**DO THIS**
Data follows below. Repeat exactly the lines between the line holding "Convert this diagram to TikZ code." and the line holding "(0,0) rectangle (936,639);", inclusive, and nothing more; drop pictures.

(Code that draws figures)

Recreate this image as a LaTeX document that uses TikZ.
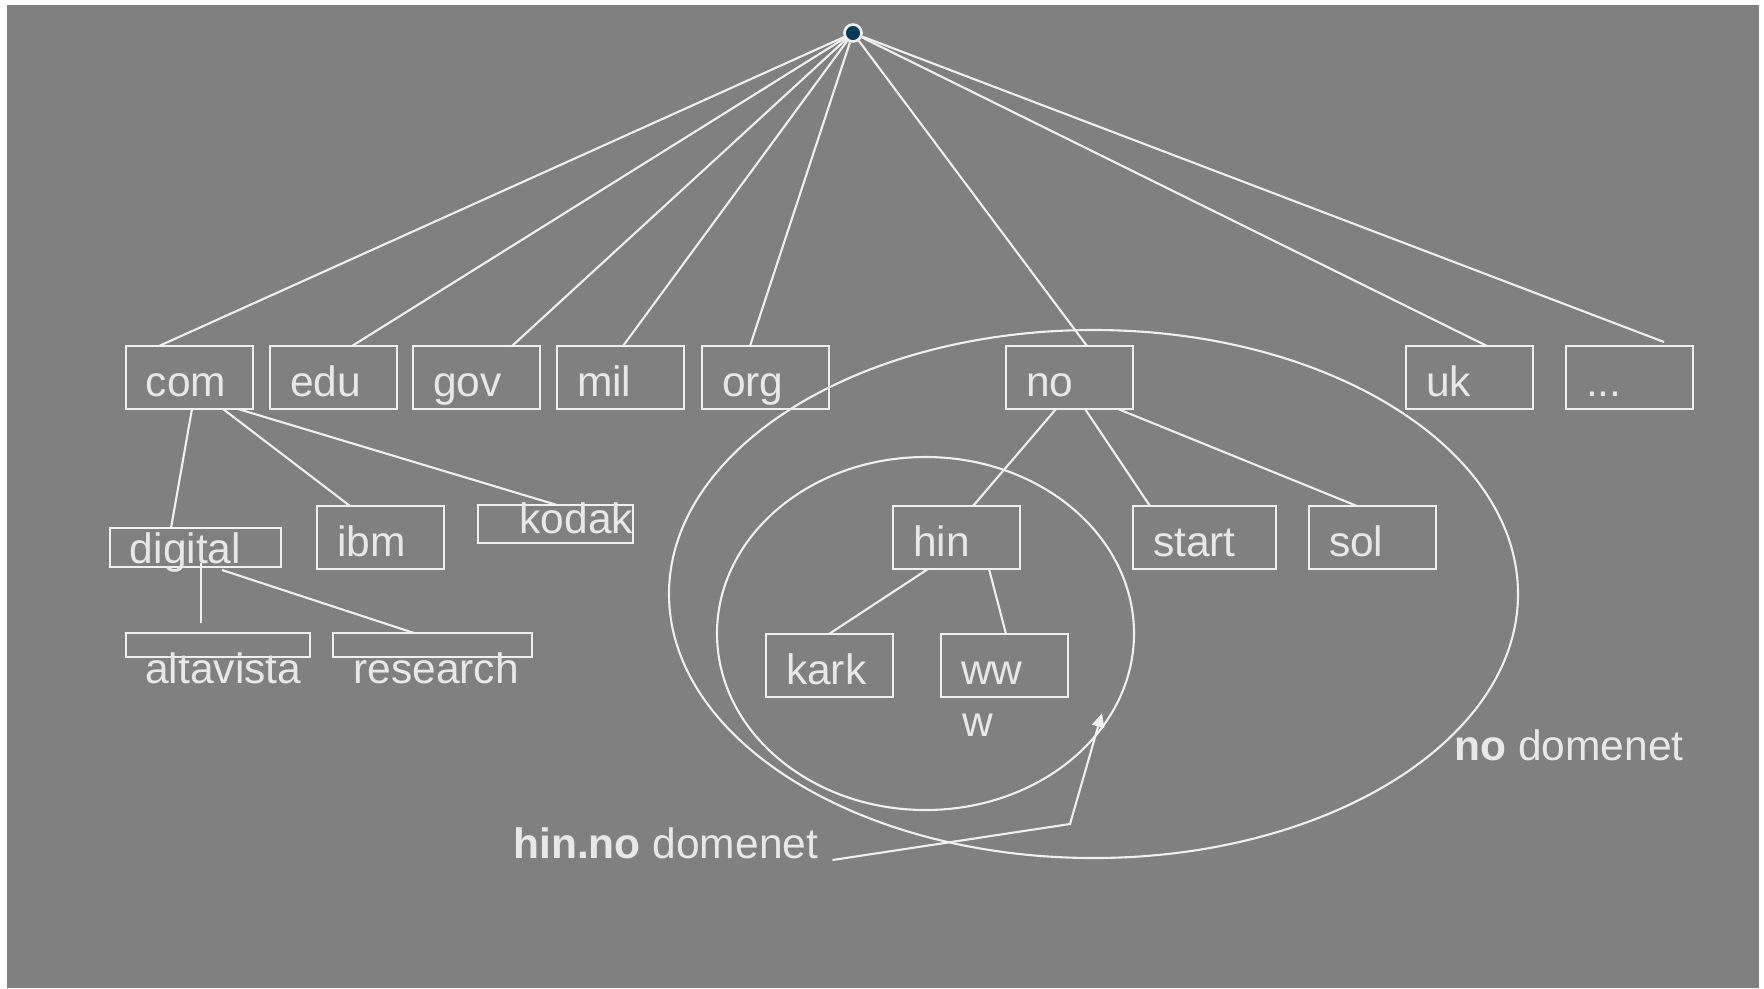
\documentclass[tikz,border=0pt]{standalone}
\usepackage{fontspec}
\setmainfont{Liberation Sans}
\usetikzlibrary{arrows.meta}
\definecolor{bggray}{RGB}{128,128,128}
\definecolor{fg}{RGB}{240,240,240}
\definecolor{txt}{RGB}{232,232,232}
\definecolor{dotblue}{RGB}{0,59,92}
\tikzset{
	edge/.style={draw=fg, line width=1.2pt},
	dom/.style={draw=fg, line width=1.2pt, outer sep=0pt, anchor=north west, inner xsep=0.40cm, inner ysep=0pt, text width=#1, align=left, text height=1.0cm, text depth=0.26cm, text=txt},
	dom/.default=1.74cm,
	bar/.style={draw=fg, line width=1.2pt, outer sep=0pt, anchor=north west, inner sep=0pt, minimum height=0.48cm, minimum width=#1},
	lbl/.style={text=txt, inner sep=0pt, anchor=base west}
}
\begin{document}
\begin{tikzpicture}[x=0.02cm, y=-0.02cm, font={\fontsize{24.2}{28}\selectfont}]
	\useasboundingbox (0,0) rectangle (1764,988);
	\fill[white] (0,0) rectangle (1764,988);
	\fill[bggray] (7,5) rectangle (1759,988);
	% domains
	\draw[edge] (1093.5,594) ellipse [x radius=424.5, y radius=264];
	\draw[edge] (925.5,633.5) ellipse [x radius=208.5, y radius=176.5];
	\node[circle, fill=dotblue, draw=fg, line width=1.5pt, inner sep=0pt, minimum size=0.34cm] (root) at (853,33) {};
	\node[dom] (com) at (126,346) {com};
	\node[dom] (edu) at (270,346) {edu};
	\node[dom] (gov) at (413,346) {gov};
	\node[dom] (mil) at (557,346) {mil};
	\node[dom] (org) at (702,346) {org};
	\node[dom] (no) at (1006,346) {no};
	\node[dom] (uk) at (1406,346) {uk};
	\node[dom] (more) at (1566,346) {...};
	\node[dom=2.62cm, text height=0.7cm, text depth=0.08cm] (digital) at (110,528) {digital};
	\node[dom] (ibm) at (317,506) {ibm};
	\node[dom=3.1cm, inner xsep=0pt, align=right, text height=0.56cm, text depth=0.2cm] (kodak) at (478,505) {kodak};
	\node[bar=3.68cm] (altavista) at (126,633) {};
	\node[bar=3.98cm] (research) at (333,633) {};
	\node[lbl] (altatxt) at ([shift={(19,26)}]altavista.south west) {altavista};
	\node[lbl] (restxt) at ([shift={(20,26)}]research.south west) {research};
	\node[dom] (hin) at (893,506) {hin};
	\node[dom=2.06cm] (start) at (1133,506) {start};
	\node[dom] (sol) at (1309,506) {sol};
	\node[dom] (kark) at (766,634) {kark};
	\node[dom] (ww) at (941,634) {ww};
	\node[lbl] (wtail) at ([shift={(21,39)}]ww.south west) {w};
	\node[lbl] (hinlbl) at (513,858) {\textbf{hin.no} domenet};
	\node[lbl] (nolbl) at (1454,760) {\textbf{no} domenet};
	% from the root
	\draw[edge] (root) -- ([shift={(33,0)}]com.north west);
	\draw[edge] (root) -- ([shift={(82,0)}]edu.north west);
	\draw[edge] (root) -- ([shift={(99,0)}]gov.north west);
	\draw[edge] (root) -- ([shift={(66,0)}]mil.north west);
	\draw[edge] (root) -- ([shift={(48,0)}]org.north west);
	\draw[edge] (root) -- ([shift={(81,0)}]no.north west);
	\draw[edge] (root) -- ([shift={(81,0)}]uk.north west);
	\draw[edge] (root) -- ([shift={(98,-4)}]more.north west);
	% com
	\draw[edge] ([shift={(66,0)}]com.south west) -- ([shift={(61,0)}]digital.north west);
	\draw[edge] ([shift={(97,0)}]com.south west) -- ([shift={(33,0)}]ibm.north west);
	\draw[edge] ([shift={(112,0)}]com.south west) -- ([shift={(79,0)}]kodak.north west);
	\draw[edge] ([shift={(91,-4)}]digital.south west) -- ([shift={(75,-10)}]altavista.north west);
	\draw[edge] ([shift={(112,3)}]digital.south west) -- ([shift={(81,0)}]research.north west);
	% no
	\draw[edge] ([shift={(50,0)}]no.south west) -- ([shift={(80,0)}]hin.north west);
	\draw[edge] ([shift={(79,0)}]no.south west) -- ([shift={(17,0)}]start.north west);
	\draw[edge] ([shift={(112,0)}]no.south west) -- ([shift={(48,0)}]sol.north west);
	\draw[edge] ([shift={(35,0)}]hin.south west) -- ([shift={(63,0)}]kark.north west);
	\draw[edge] ([shift={(96,0)}]hin.south west) -- ([shift={(65,0)}]ww.north west);
	% pointer to hin.no
	\coordinate (kink) at (1070,824);
	\coordinate (tip) at (1102,713);
	\draw[edge, -{Triangle[length=8pt, width=7pt]}] ([shift={(14,2)}]hinlbl.base east) -- (kink) -- (tip);
\end{tikzpicture}
\end{document}
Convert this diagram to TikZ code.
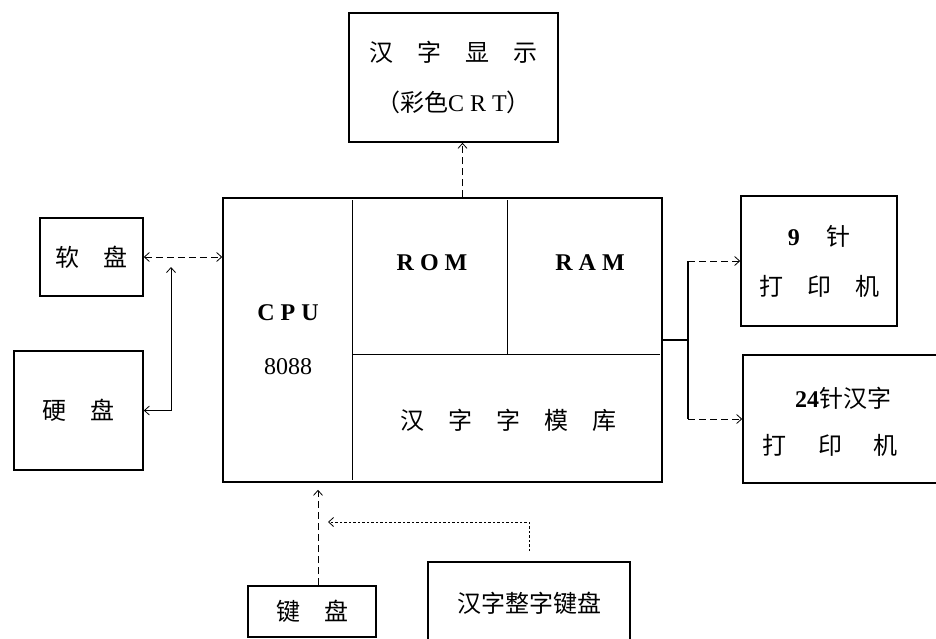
\documentclass[tikz,border=0pt]{standalone}
\usepackage{fontspec}
\setmainfont{Liberation Serif}
\newfontfamily\cjk{Noto Sans CJK SC}
\usepackage{tikz}
\usetikzlibrary{arrows,arrows.meta}

\begin{document}
\begin{tikzpicture}[x=1pt, y=-1pt, >={Straight Barb[length=5pt,width=9pt]}, semithick]
\tikzstyle{box}=[draw=black, line width=1.6pt, rectangle, align=center, inner sep=0pt,
                 font=\fontsize{24}{50}\selectfont]
\tikzstyle{lbl}=[align=center, inner sep=0pt, font=\fontsize{24}{50}\selectfont]
\tikzstyle{link}=[line width=0.8pt]
\tikzstyle{dashlink}=[link, dash pattern=on 7pt off 4pt]
\tikzstyle{dotlink}=[link, dash pattern=on 2.5pt off 2pt]
\useasboundingbox (0,0) rectangle (936,639);

\node[box, minimum width=209, minimum height=129] (disp) at (453.5,77.5)
     {{\cjk 汉　字　显　示}\\{\cjk （彩色}C R T{\cjk ）}};
\node[box, minimum width=439, minimum height=284] (main) at (442.5,340) {};
\node[box, minimum width=103, minimum height=78]  (fd)   at (91.5,257)  {\cjk 软　盘};
\node[box, minimum width=129, minimum height=119] (hd)   at (78.5,410.5) {\cjk 硬　盘};
\node[box, minimum width=128, minimum height=51]  (kb)   at (312,611.5) {\cjk 键　盘};
\node[box, minimum width=202, minimum height=82]  (hk)   at (529,603)   {\cjk 汉字整字键盘};
\node[box, minimum width=156, minimum height=130] (p9)   at (819,261)
     {{\bfseries 9}\hspace{1.1em}{\cjk 针}\\{\cjk 打　印　机}};
\node[box, minimum width=204, minimum height=128] (p24)  at (845,419)
     {}; 
\node[lbl] (p24a) at (843,398) {{\bfseries 24}{\cjk 针汉字}};
\node[lbl] (p24b) at (830,445) {\cjk 打\hspace{1.3em}印\hspace{1.3em}机};

% inside the main box
\node[lbl] (cpu)  at (288,313) {\bfseries C P U};
\node[lbl] (cpun) at (288,367) {8088};
\node[lbl] (rom)  at (432,263) {\bfseries R O M};
\node[lbl] (ram)  at (590,263) {\bfseries R A M};
\node[lbl] (zimo) at (508,420) {\cjk 汉　字　字　模　库};
\draw[link] (352,200) -- (352,480);
\draw[link] (507,200) -- (507,354);
\draw[link] (352,354) -- (660,354);

% connectors
\coordinate (jn)  at (171,267);
\coordinate (kin) at (328,522);
\coordinate (bus) at (688,340);

\draw[dashlink, <->] (fd.east) -- (main.west |- fd.east);
\draw[link, <->] (hd.east) -| (jn);
\draw[dashlink, ->] ([xshift=9pt]disp.south |- main.north) -- ([xshift=9pt]disp.south);
\draw[dashlink, ->] ([xshift=6pt]kb.north) -- ([xshift=6pt,yshift=-7pt]kb.north |- main.south);
\draw[dotlink, ->] ([yshift=10pt]hk.north) |- (kin);
\draw[line width=1.6pt] (main.east |- bus) -- (bus);
\draw[line width=1.6pt] (bus |- p9.west) -- (bus |- p24.west);
\draw[dashlink, ->] (bus |- p9.west) -- (p9.west);
\draw[dashlink, ->] (bus |- p24.west) -- (p24.west);
\end{tikzpicture}
\end{document}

**EXERCISE SOLUTION**
Convert this diagram to TikZ code.
\documentclass[tikz,border=0pt]{standalone}
\usepackage{fontspec}
\setmainfont{Liberation Serif}
\newfontfamily\cjk{Noto Sans CJK SC}
\usepackage{tikz}
\usetikzlibrary{arrows,arrows.meta}

\begin{document}
\begin{tikzpicture}[x=1pt, y=-1pt, >={Straight Barb[length=5pt,width=9pt]}, semithick]
\tikzstyle{box}=[draw=black, line width=1.6pt, rectangle, align=center, inner sep=0pt,
                 font=\fontsize{24}{50}\selectfont]
\tikzstyle{lbl}=[align=center, inner sep=0pt, font=\fontsize{24}{50}\selectfont]
\tikzstyle{link}=[line width=0.8pt]
\tikzstyle{dashlink}=[link, dash pattern=on 7pt off 4pt]
\tikzstyle{dotlink}=[link, dash pattern=on 2.5pt off 2pt]
\useasboundingbox (0,0) rectangle (936,639);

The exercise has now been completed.